Snap, (SNAP) - Get Report the parent of the photography-focused social-media group Snapchat, reported a narrowed third-quarter net loss and surprised Wall Street investors by posting an adjusted profit.
The Santa Monica, Calif., company had a loss of 14 cents a share in the quarter, compared with a loss of 16 cents a share in the year-earlier quarter. The latest adjusted profit was a penny a share compared with a 4-cent loss a year earlier.
Revenue rose 52% to $678.7 million from $446.2 million.
A survey of analysts by FactSet had produced consensus estimates of a GAAP loss of 18 cents a share, or an adjusted loss of 5 cents, on revenue of $557 million.

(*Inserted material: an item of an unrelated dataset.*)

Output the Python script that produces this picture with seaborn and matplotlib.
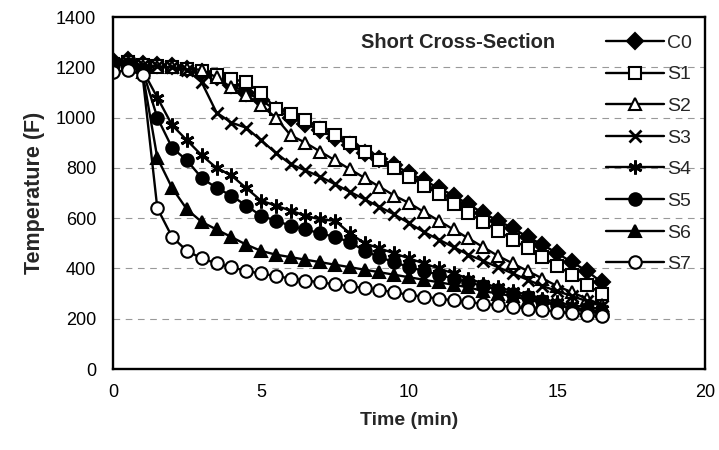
import numpy as np
import pandas as pd
import matplotlib
matplotlib.use("Agg")
import matplotlib.pyplot as plt
import seaborn as sns

time_min = [0, 0.5, 1, 1.5, 2, 2.5, 3, 3.5, 4, 4.5, 5, 5.5, 6, 6.5, 7, 7.5, 8, 8.5,
            9, 9.5, 10, 10.5, 11, 11.5, 12, 12.5, 13, 13.5, 14, 14.5, 15, 15.5, 16, 16.5]

C0 = [1225, 1230, 1215, 1210, 1205, 1195, 1180, 1160, 1130, 1100, 1070, 1030, 1000, 975,
      950, 920, 890, 860, 835, 810, 780, 750, 720, 690, 655, 620, 590, 560, 525, 495,
      460, 425, 390, 345]
S1 = [1215, 1220, 1210, 1205, 1200, 1195, 1185, 1170, 1155, 1140, 1100, 1035, 1015, 990,
      960, 930, 900, 865, 830, 800, 765, 730, 695, 655, 620, 585, 550, 515, 480, 445,
      410, 375, 335, 300]
S2 = [1205, 1215, 1205, 1200, 1200, 1195, 1190, 1160, 1120, 1090, 1050, 1000, 930, 900,
      865, 830, 795, 760, 725, 690, 660, 625, 590, 555, 520, 485, 450, 420, 390, 360,
      330, 305, 280, 255]
S3 = [1210, 1220, 1210, 1205, 1200, 1190, 1140, 1020, 980, 960, 910, 860, 815, 790,
      765, 735, 705, 675, 645, 615, 580, 545, 515, 485, 455, 430, 405, 380, 355, 330,
      310, 290, 270, 250]
S4 = [1220, 1215, 1190, 1080, 970, 910, 850, 800, 770, 720, 670, 650, 630, 610,
      595, 590, 540, 500, 480, 460, 440, 420, 400, 380, 360, 340, 325, 310, 295, 280,
      265, 255, 245, 240]
S5 = [1210, 1215, 1190, 1000, 880, 830, 760, 720, 690, 650, 610, 590, 570, 555,
      540, 525, 505, 470, 445, 425, 405, 390, 375, 360, 345, 330, 315, 300, 285, 270,
      255, 240, 230, 220]
S6 = [1210, 1210, 1180, 840, 720, 635, 585, 555, 525, 495, 470, 455, 445, 435,
      425, 415, 405, 395, 385, 375, 365, 355, 345, 335, 325, 310, 300, 290, 275, 265,
      255, 245, 235, 230]
S7 = [1180, 1190, 1170, 640, 525, 470, 440, 420, 405, 390, 380, 370, 360, 352,
      345, 337, 330, 322, 315, 305, 295, 288, 280, 273, 266, 260, 253, 247, 240, 235,
      228, 222, 216, 210]

series_names = ["C0", "S1", "S2", "S3", "S4", "S5", "S6", "S7"]
series_values = [C0, S1, S2, S3, S4, S5, S6, S7]

x_ticks = [0, 5, 10, 15, 20]
y_ticks = [0, 200, 400, 600, 800, 1000, 1200, 1400]

sns.set_theme(style="white")
plt.rcParams['font.family'] = ['Liberation Sans', 'DejaVu Sans']

styles = {
    "C0": dict(marker="D", markerfacecolor="black", markersize=8),
    "S1": dict(marker="s", markerfacecolor="white", markersize=8),
    "S2": dict(marker="^", markerfacecolor="white", markersize=9),
    "S3": dict(marker="x", markersize=9, markeredgewidth=2.0),
    "S4": dict(marker=(6, 2, 0), markersize=10, markeredgewidth=2.0),
    "S5": dict(marker="o", markerfacecolor="black", markersize=9),
    "S6": dict(marker="^", markerfacecolor="black", markersize=9),
    "S7": dict(marker="o", markerfacecolor="white", markersize=9),
}

fig = plt.figure(figsize=(7.19, 4.5), dpi=100)
ax = fig.add_axes([0.157, 0.18, 0.824, 0.782])

for name, vals in zip(series_names, series_values):
    df = pd.DataFrame({"Time": time_min, "Temp": vals})
    st = dict(styles[name])
    sns.lineplot(data=df, x="Time", y="Temp", ax=ax, color="black", linewidth=1.7,
                 markeredgecolor="black", label=name,
                 markeredgewidth=st.pop("markeredgewidth", 1.5), **st)

ax.set_xlim(0, 20)
ax.set_ylim(0, 1400)
ax.set_xticks(x_ticks)
ax.set_yticks(y_ticks)
ax.tick_params(axis="both", labelsize=13, colors="black", length=3, width=1,
               direction="out", pad=9)
ax.tick_params(axis="x", length=0, pad=11)

for y in y_ticks[1:-1]:
    ax.axhline(y, color="#999999", linestyle=(0, (6, 5)), linewidth=0.8, zorder=0)

for sp in ax.spines.values():
    sp.set_color("black")
    sp.set_linewidth(1.7)

ax.set_xlabel("Time (min)", fontsize=14, fontweight="bold", labelpad=8)
ax.set_ylabel("Temperature (F)", fontsize=15.5, fontweight="bold", labelpad=8)

ax.text(0.583, 0.929, "Short Cross-Section", transform=ax.transAxes,
        fontsize=14.5, fontweight="bold", ha="center", va="center")

leg = ax.legend(loc="upper right", frameon=False, fontsize=14, handlelength=3.0,
                labelspacing=0.72, borderaxespad=0.3, handletextpad=0.15,
                bbox_to_anchor=(1.0, 0.99))

fig.savefig("out.png", dpi=100, facecolor="white")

At last check Snap stock had leaped 20% to $34.09. It had closed the regular Tuesday trading session off 0.7% at $28.45. The stock on Monday had touched a 52-week high of $29.08.

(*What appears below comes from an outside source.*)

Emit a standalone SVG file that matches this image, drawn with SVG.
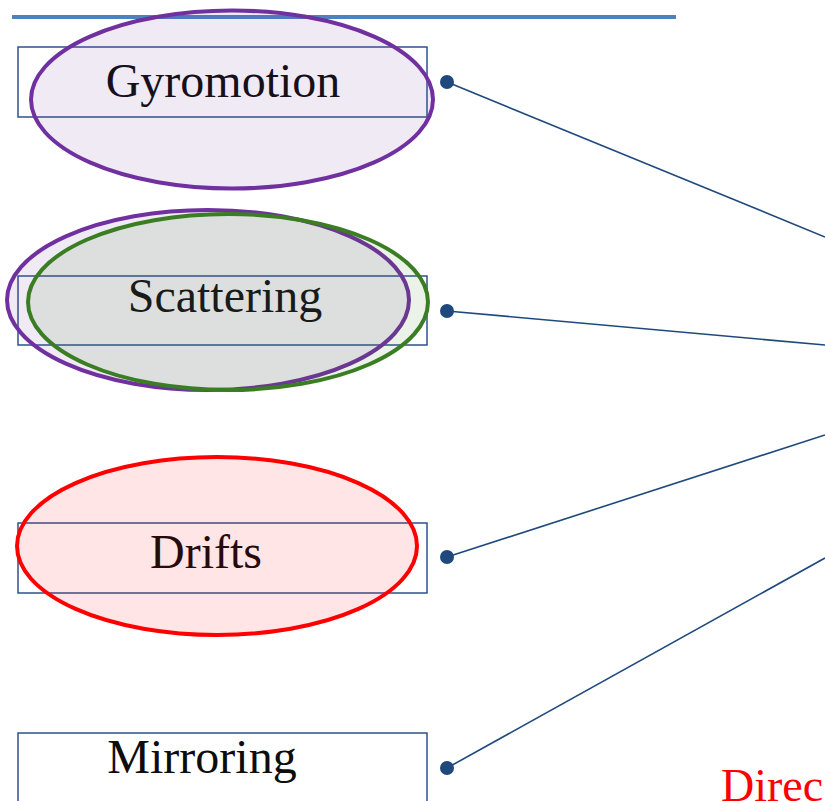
<svg xmlns="http://www.w3.org/2000/svg" width="825" height="801" viewBox="0 0 825 801">
<style>
.box{fill:none;stroke:#2f528f;stroke-width:1.5}
.lbl{font-family:"Liberation Serif","Times New Roman",serif;font-size:48px;fill:#0d0d0d;text-anchor:middle}
.conn{stroke:#1f497d;stroke-width:1.6;fill:none}
.dot{fill:#1f497d}
</style>
<rect width="825" height="801" fill="#ffffff"/>
<line x1="12" y1="17" x2="676" y2="17" stroke="#4f81bd" stroke-width="4"/>
<g id="connectors">
<line class="conn" x1="447" y1="82" x2="825" y2="237"/>
<line class="conn" x1="447" y1="311" x2="825" y2="345"/>
<line class="conn" x1="447" y1="557" x2="825" y2="435"/>
<line class="conn" x1="447" y1="768" x2="825" y2="558"/>
<circle class="dot" cx="447" cy="82" r="7"/>
<circle class="dot" cx="447" cy="311" r="7"/>
<circle class="dot" cx="447" cy="557" r="7"/>
<circle class="dot" cx="447" cy="768" r="7"/>
</g>
<g id="gyromotion">
<rect class="box" x="18" y="47" width="409" height="70"/>
<text class="lbl" x="223" y="97">Gyromotion</text>
<ellipse cx="232" cy="99.5" rx="201" ry="89" fill="#7030a0" fill-opacity="0.1" stroke="#7030a0" stroke-width="4"/>
</g>
<g id="scattering">
<rect class="box" x="18" y="276" width="409" height="69"/>
<text class="lbl" x="225" y="312">Scattering</text>
<ellipse cx="208" cy="300" rx="201" ry="90" fill="#7030a0" fill-opacity="0.1" stroke="#7030a0" stroke-width="4"/>
<ellipse cx="228" cy="302" rx="200" ry="88" fill="#3a7d22" fill-opacity="0.1" stroke="#3a7d22" stroke-width="4"/>
</g>
<g id="drifts">
<rect class="box" x="18" y="523" width="409" height="70"/>
<text class="lbl" x="206" y="568">Drifts</text>
<ellipse cx="217" cy="546" rx="200" ry="89" fill="#ff0000" fill-opacity="0.1" stroke="#ff0000" stroke-width="4"/>
</g>
<g id="mirroring">
<rect class="box" x="18" y="733" width="409" height="80"/>
<text class="lbl" x="202" y="773">Mirroring</text>
</g>
<text x="721" y="801" font-family="'Liberation Serif','Times New Roman',serif" font-size="46" fill="#ff0000">Direc</text>
</svg>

In 2020 through the close of regular trading on Tuesday, the stock had risen 74%.
Daily active users rose 18% from a year earlier to 249 million, Snap reported.
"The adoption of augmented reality is happening faster than we had previously anticipated, and we are working together as a team to execute on the many opportunities in front of us," Chief Executive Evan Spiegel said in a statement.
Last Friday a Credit Suisse analyst team led by Stephen Yu had affirmed its rating on Snap at outperform and lifted its price target to $32 from $30.
He also saw better-than-expected ad revenue. And he said that "Snap is a scarce asset that offers advertisers access to a coveted younger demographic."
At the end of September a Guggenheim analyst, Michael Morris, upgraded Snap to buy from neutral. He lifted his price target on the shares to $28 from $22.
Investors generally "underestimate the long-term advertising market growth potential" and the "sustained revenue and profit growth potential of internet stocks," the analyst said.